Opération Epervier: nouvelles révélations dans l’affaire Nkoto Emane
Un rapport du Contrôle supérieur de l’Etat commandité par Ferdinand Ngoh Ngoh fait état d’irrégularités dans le marché de mise sur pied de l’annuaire officiel des abonnés au téléphone, attribué par Camtel au groupe Anypol en 2010. L’aval de Paul Biya attendu, avant l’arrestation de l’ex-Dg de Camtel.
Le mardi 16 avril dernier, l’ex-Directeur général de la Cameroon Telecommunications (Camtel), David Nkoto Emane, était une nouvelle fois devant les enquêteurs du Tribunal criminel spécial (Tcs), à Yaoundé. Il y est de nouveau attendu cette semaine et, contrairement aux rumeurs qui l’annonçaient en fuite vers la Guinée équatoriale, il est à son domicile de Bastos à Yaoundé. En plus du dossier Mobile Communication Network (MCN), le projet de développement de la 4G piloté par Boris Judicaël Nganou, le fils de l’actuel ministre des Travaux publics (Mintp), Emmanuel Nganou Djoumessi, dans lequel Nkoto Emane est entendu comme témoin, apprend-on de sources autorisées, l’ex-patron de Camtel est appelé à se justifier sur le marché de l’annuaire officiel des abonnés au téléphone. Ce marché d’environ 1 milliard Fcfa selon des sources proches du dossier, attribué au groupe Anypol en 2010, avait été livré en novembre 2013, soit près de quatre ans après. Il est donc reproché à Nkoto Emane d’avoir payé entièrement cette prestation sans avoir appliqué des sanctions vis-à-vis du prestataire, qui n’a pas respecté le délai contractuel de deux ans.
L’enquête du Contrôle supérieur de l’Etat (Consupe) qui aboutit à ces conclusions remonte à 2017, et a été commanditée par le secrétaire général de la présidence de la République (Sg/Pr), Ferdinand Ngoh Ngoh. Une première mission de la même institution avait séjourné à Camtel en 2015, laquelle avait relevé des irrégularités dans le cadre du paiement des honoraires des différents responsables ayant réalisé l’étude de faisabilité de la 4G au Cameroun.
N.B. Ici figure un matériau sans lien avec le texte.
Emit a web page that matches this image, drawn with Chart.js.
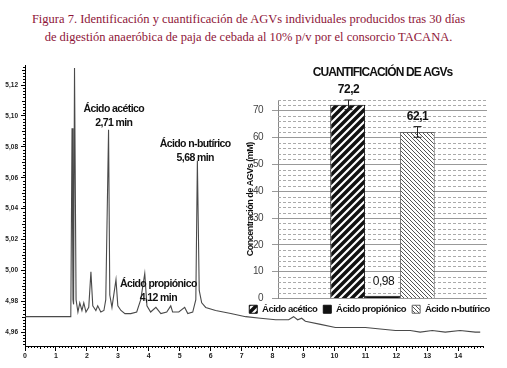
<!DOCTYPE html>
<html>
<head>
<meta charset="utf-8">
<script src="https://cdn.jsdelivr.net/npm/chart.js@4.4.1/dist/chart.umd.min.js"></script>
<style>
  body { margin: 0; background: #fff; width: 507px; height: 368px; overflow: hidden; position: relative; }
  #caption { position: absolute; left: -5px; top: 10px; width: 507px; text-align: center;
             font: 12.5px "Liberation Serif", "DejaVu Serif", serif; line-height: 18px; color: #8e1538; }
  #chromaBox { position: absolute; left: 0; top: 0; width: 507px; height: 368px; }
  #barBox { position: absolute; left: 232px; top: 58px; width: 275px; height: 266px; }
</style>
</head>
<body>
<div id="caption">Figura 7. Identificación y cuantificación de AGVs individuales producidos tras 30 días<br>de digestión anaeróbica de paja de cebada al 10% p/v por el consorcio TACANA.</div>
<div id="chromaBox"><canvas id="chromaChart"></canvas></div>
<div id="barBox"><canvas id="agvChart"></canvas></div>

<script>
// ====== Chromatogram data (min, detector signal) ======
const retentionTimes = [
  0, 1.48, 1.52, 1.55, 1.57, 1.60, 1.65, 1.71, 1.77, 1.84, 1.90, 1.97, 2.06, 2.13, 2.19,
  2.29, 2.35, 2.45, 2.55, 2.61, 2.70, 2.74, 2.81, 2.94, 3.00, 3.10, 3.23, 3.42, 3.61, 3.74,
  3.87, 3.94, 4.06, 4.23, 4.39, 4.58, 4.71, 4.77, 4.97, 5.16, 5.26, 5.42, 5.52, 5.57, 5.63,
  5.71, 5.84, 6.16, 6.65, 7.13, 7.61, 8.10, 8.52, 8.68, 8.81, 8.94, 9.06, 9.55, 10.03, 10.52,
  11.00, 11.48, 11.97, 12.45, 12.77, 13.16, 13.58, 14.06, 14.55, 14.71
];
const detectorSignal = [
  4.970, 4.970, 5.092, 4.981, 4.978, 5.131, 4.981, 4.973, 4.979, 4.974, 4.979, 4.973, 4.976, 4.999, 4.977,
  4.974, 4.977, 4.973, 4.974, 4.981, 5.091, 4.984, 4.976, 4.994, 4.977, 4.974, 4.972, 4.972, 4.973, 4.981,
  4.998, 4.977, 4.973, 4.976, 4.972, 4.973, 4.977, 4.973, 4.973, 4.976, 4.972, 4.973, 4.981, 5.071, 4.987,
  4.979, 4.976, 4.974, 4.972, 4.970, 4.969, 4.968, 4.968, 4.970, 4.968, 4.969, 4.967, 4.965, 4.963, 4.963,
  4.963, 4.962, 4.961, 4.961, 4.960, 4.961, 4.960, 4.961, 4.960, 4.960
];

// peak annotations
const peakNames = ["Ácido acético", "Ácido propiónico", "Ácido n-butírico"];
const peakTimes = ["2,71 min", "4,12 min", "5,68 min"];
const peakLabelX = [2.87, 4.31, 5.50];
const peakLabelY = [5.1045, 4.9910, 5.0820];

// ====== Quantification data ======
const acidNames = ["Ácido acético", "Ácido propiónico", "Ácido n-butírico"];
const acidConc = [72.2, 0.98, 62.1];
const acidError = [1.8, 0, 2.0];
const acidLabels = ["72,2", "0,98", "62,1"];

Chart.defaults.font.family = "'Liberation Sans', Arial, sans-serif";

// ====== Hatch fills ======
function hatch(bg, fg, width, size, rising) {
  const tile = document.createElement("canvas");
  tile.width = tile.height = size;
  const t = tile.getContext("2d");
  t.fillStyle = bg;
  t.fillRect(0, 0, size, size);
  t.strokeStyle = fg;
  t.lineWidth = width;
  t.beginPath();
  if (rising) {
    t.moveTo(0, size); t.lineTo(size, 0);
    t.moveTo(-size / 2, size / 2); t.lineTo(size / 2, -size / 2);
    t.moveTo(size / 2, size * 1.5); t.lineTo(size * 1.5, size / 2);
  } else {
    t.moveTo(0, 0); t.lineTo(size, size);
    t.moveTo(-size / 2, size / 2); t.lineTo(size / 2, size * 1.5);
    t.moveTo(size / 2, -size / 2); t.lineTo(size * 1.5, size / 2);
  }
  t.stroke();
  return t.createPattern(tile, "repeat");
}

const acidFills = [hatch("#fff", "#111", 3.5, 8, true), "#111", hatch("#fff", "#555", 1, 4, false)];
const acidEdges = ["#111", "#111", "#666"];

// ====== Chromatogram extras: minor ticks + peak names ======
const chromaExtras = {
  id: "chromaExtras",
  afterDraw(chart) {
    const { ctx, scales: { x, y } } = chart;
    ctx.save();
    ctx.strokeStyle = "#000";
    ctx.lineWidth = 1;
    ctx.beginPath();
    for (let i = 1; i <= 148; i++) {
      if (i % 10 === 0) continue;
      const px = Math.round(x.getPixelForValue(i / 10)) + 0.5;
      const len = i % 5 === 0 ? 3 : 2;
      ctx.moveTo(px, y.bottom); ctx.lineTo(px, y.bottom + len);
    }
    for (let i = 4952; i <= 5132; i += 2) {
      if (i % 20 === 0) continue;
      const py = Math.round(y.getPixelForValue(i / 1000)) + 0.5;
      const len = i % 10 === 0 ? 3 : 2;
      ctx.moveTo(x.left - len, py); ctx.lineTo(x.left, py);
    }
    ctx.stroke();

    ctx.fillStyle = "#111";
    ctx.font = "bold 10.5px 'Liberation Sans', Arial, sans-serif";
    ctx.letterSpacing = "-0.6px";
    ctx.textAlign = "center";
    ctx.textBaseline = "middle";
    peakNames.forEach((name, i) => {
      const px = x.getPixelForValue(peakLabelX[i]);
      const py = y.getPixelForValue(peakLabelY[i]);
      ctx.fillText(name, px, py);
      ctx.fillText(peakTimes[i], px, py + 14);
    });
    ctx.restore();
  }
};

new Chart(document.getElementById("chromaChart"), {
  type: "line",
  data: {
    datasets: [{
      data: retentionTimes.map((t, i) => ({ x: t, y: detectorSignal[i] })),
      borderColor: "#4a4a4a",
      borderWidth: 1.1,
      pointRadius: 0,
      tension: 0,
    }],
  },
  options: {
    responsive: true,
    maintainAspectRatio: false,
    animation: false,
    layout: { padding: { top: 65, right: 24, left: 0, bottom: 0 } },
    plugins: { legend: { display: false }, tooltip: { enabled: false } },
    scales: {
      x: {
        type: "linear", min: 0, max: 14.8,
        afterFit: (s) => { s.height = 22; },
        ticks: { stepSize: 1, includeBounds: false, padding: 1, maxRotation: 0, color: "#222", font: { size: 7, weight: "bold" } },
        grid: { drawOnChartArea: false, tickLength: 5, color: "#000" },
        border: { color: "#000" },
      },
      y: {
        min: 4.951, max: 5.133,
        afterFit: (s) => { s.width = 25; },
        ticks: {
          stepSize: 0.02, includeBounds: false, padding: 3, color: "#222", font: { size: 6.5, weight: "bold" },
          callback: (v) => v.toFixed(2).replace(".", ","),
        },
        grid: { drawOnChartArea: false, tickLength: 4, color: "#000" },
        border: { color: "#000" },
      },
    },
  },
  plugins: [chromaExtras],
});

// ====== Bar chart extras: dashed grid, error bars, value labels, title ======
const barExtras = {
  id: "barExtras",
  beforeLayout(chart) { chart.ctx.letterSpacing = "-0.5px"; },
  beforeDraw(chart) { chart.ctx.letterSpacing = "-0.5px"; },
  beforeDatasetsDraw(chart) {
    const { ctx, chartArea: a, scales: { y } } = chart;
    ctx.save();
    ctx.strokeStyle = "#aaa";
    ctx.lineWidth = 1;
    ctx.setLineDash([3, 2]);
    ctx.beginPath();
    for (let v = 2; v <= y.max; v += 2) {
      if (v % 10 === 0) continue;
      const py = Math.round(y.getPixelForValue(v)) + 0.5;
      ctx.moveTo(a.left, py); ctx.lineTo(a.right, py);
    }
    ctx.stroke();
    ctx.restore();
  },
  afterDatasetsDraw(chart) {
    const { ctx, chartArea: a, scales: { y } } = chart;
    ctx.save();
    ctx.strokeStyle = "#222";
    ctx.lineWidth = 1;
    ctx.textAlign = "center";
    ctx.textBaseline = "middle";
    acidConc.forEach((val, i) => {
      const bar = chart.getDatasetMeta(i).data[0];
      const bx = Math.round(bar.x) + 0.5;
      let labelY;
      if (acidError[i] > 0) {
        const top = y.getPixelForValue(val + acidError[i]);
        const bot = y.getPixelForValue(val - acidError[i]);
        ctx.beginPath();
        ctx.moveTo(bx, top); ctx.lineTo(bx, bot);
        ctx.moveTo(bx - 4, top); ctx.lineTo(bx + 4, top);
        ctx.moveTo(bx - 4, bot); ctx.lineTo(bx + 4, bot);
        ctx.stroke();
        labelY = top - 10;
        ctx.font = "bold 12px 'Liberation Sans', Arial, sans-serif";
      } else {
        labelY = bar.y - 14;
        ctx.font = "12px 'Liberation Sans', Arial, sans-serif";
        const w = ctx.measureText(acidLabels[i]).width;
        ctx.fillStyle = "#fff";
        ctx.fillRect(bx - w / 2 - 2, labelY - 7, w + 4, 14);
      }
      ctx.fillStyle = "#111";
      ctx.fillText(acidLabels[i], bx, labelY);
    });
    ctx.font = "bold 12px 'Liberation Sans', Arial, sans-serif";
    ctx.letterSpacing = "-0.9px";
    ctx.fillText("CUANTIFICACIÓN DE AGVs", (a.left + a.right) / 2, a.top - 27);
    ctx.restore();
  }
};

new Chart(document.getElementById("agvChart"), {
  type: "bar",
  data: {
    labels: [""],
    datasets: acidNames.map((name, i) => ({
      label: name,
      data: [acidConc[i]],
      backgroundColor: acidFills[i],
      borderColor: acidEdges[i],
      borderWidth: 1,
      categoryPercentage: 0.5,
      barPercentage: 1,
    })),
  },
  options: {
    responsive: true,
    maintainAspectRatio: false,
    animation: false,
    layout: { padding: { top: 42, right: 0, left: 0, bottom: 0 } },
    plugins: {
      legend: {
        position: "bottom",
        labels: { boxWidth: 8, boxHeight: 8, padding: 6, color: "#111", font: { size: 9.5, weight: "bold" } },
      },
      tooltip: { enabled: false },
    },
    scales: {
      x: { display: false },
      y: {
        min: 0, max: 74,
        afterFit: (s) => { s.width = 46; },
        ticks: { stepSize: 10, includeBounds: false, padding: 9, color: "#444", font: { size: 10 } },
        grid: { color: "#999", tickLength: 6 },
        border: { color: "#888" },
        title: {
          display: true, text: "Concentración de AGVs (mM)", color: "#111",
          font: { size: 9, weight: "bold" }, padding: { top: 13, bottom: 0 },
        },
      },
      // empty right-hand margin so the plot ends where the original's does
      yRight: {
        position: "right",
        afterFit: (s) => { s.width = 20; },
        grid: { display: false },
        ticks: { display: false },
        border: { display: false },
      },
    },
  },
  plugins: [barExtras],
});
</script>
</body>
</html>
Les enquêteurs avaient alors conclu à des fautes de gestion ayant causé un préjudice financier qui se chiffrerait à plusieurs milliards Fcfa à Camtel. Le rapport publié en 2016 faisait état de dépenses non justifiées de l’ordre de 4 milliards Fcfa environ dans les comptes de Camtel. Dans le même document qui couvrait six exercices budgétaires (2010-2015), les enquêteurs avaient noté que le top management de l’opérateur public des télécommunications s’était octroyé des avantages indus d’un montant de 453 millions Fcfa, sans compter un certain nombre d’irrégularités constatées sur le paiement des frais de missions. Celles-ci auraient fait perdre jusqu’à 370 millions Fcfa à l’entreprise. Envoyé au palais et soumis à l’appréciation du président de la République, le dossier avait été jugé excessif et rejeté par Paul Biya.
Sans l’avis du chef de l’Etat, Ferdinand Ngoh Ngoh avait décidé d’envoyer une autre mission dans cette entreprise, laquelle est en grande partie à l’origine des auditions en cours de l’ex-Dg. Limogé de Camtel en décembre 2018, David Nkoto Emane, proche parmi les proches de l’ancien directeur du cabinet civil de la présidence, Martin Belinga Eboutou, aujourd’hui à la réserve de la République, serait-il victime de sa proximité avec cet ancien ponte ? La collaboration entre Belinga Eboutou et Ferdinand Ngoh Ngoh au palais de l’Unité entre le 09 décembre 2011 et le 03 mars 2018 aura été des plus sulfureuses. Aujourd’hui en position de force, le Sg/Pr qu’on présente comme le principal commanditaire de l’arrestation de l’ancien ministre de la Défense, Edgard Alain Mebe Ngo’o, serait déterminé à défaire le réseau Belinga. Seulement, après Mebe Ngo’o qui est un de ses proches parents, Paul Biya acceptera-t-il l’emprisonnement d’une autre de ses élites en moins de trois mois ? En effet, David Nkoto Emane est la première personnalité politique du Rdpc dans l’arrondissement de Meyomessala, auquel appartient Mvomeka’a, le village du chef de l’Etat.